El veredicto fue unánime, culpable. Bricks fue destituido, degradado y expulsado con deshonor. La noticia se extendió como un rayo. Soldados que antes la miraban con dudas, ahora la veían con respeto. Días después, mientras cruzaba la explanada, un grupo de soldados se detuvo. Uno a uno, comenzaron a saludarla, no por protocolo, sino por reconocimiento.

Emily devolvió el saludo con el corazón apretado y lágrimas que se negó a dejar caer. Ese fue el verdadero triunfo, no la caída de Bricks, sino la dignidad recuperada de toda una base que había presenciado la verdad. Emily continuó su carrera. Lideró operaciones en el extranjero, asumió riesgos y ganó medallas.

Pero en los pasillos de las academias militares su historia comenzó a circular como una leyenda silenciosa. El día en que una teniente soportó la humillación más baja y salió más fuerte que nunca.
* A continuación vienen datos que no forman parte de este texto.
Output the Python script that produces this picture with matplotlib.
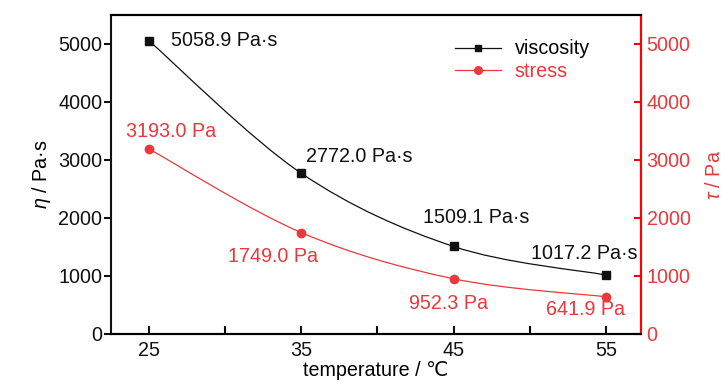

No se hablaba solo del abuso, se hablaba de cómo lo enfrentó, de cómo mantuvo la cabeza en alto cuando era más fácil rendirse. La enseñanza era clara.

El poder puede abusarse, el rango puede otorgarse, pero el honor solo pertenece a quien jamás lo entrega. Emily había demostrado que la verdadera fuerza no se mide en músculos, en gritos o en intimidación. Se mide en la capacidad de permanecer íntegro cuando alguien intenta destruirte. Así que cuando recuerdes esta historia, no pienses solo en Emily Carter, piensa en cada persona que fue subestimada.

En cada líder que eligió la dignidad sobre la rabia, en cada momento en que el honor prevaleció sobre la humillación, porque la historia no siempre se escribe en batallas, a veces se escribe en un gesto silencioso, en una mirada firme, en la decisión de no rendirse. Milly Carter nunca se rindió y por eso su historia vivirá para siempre como una lección de coraje y respeto.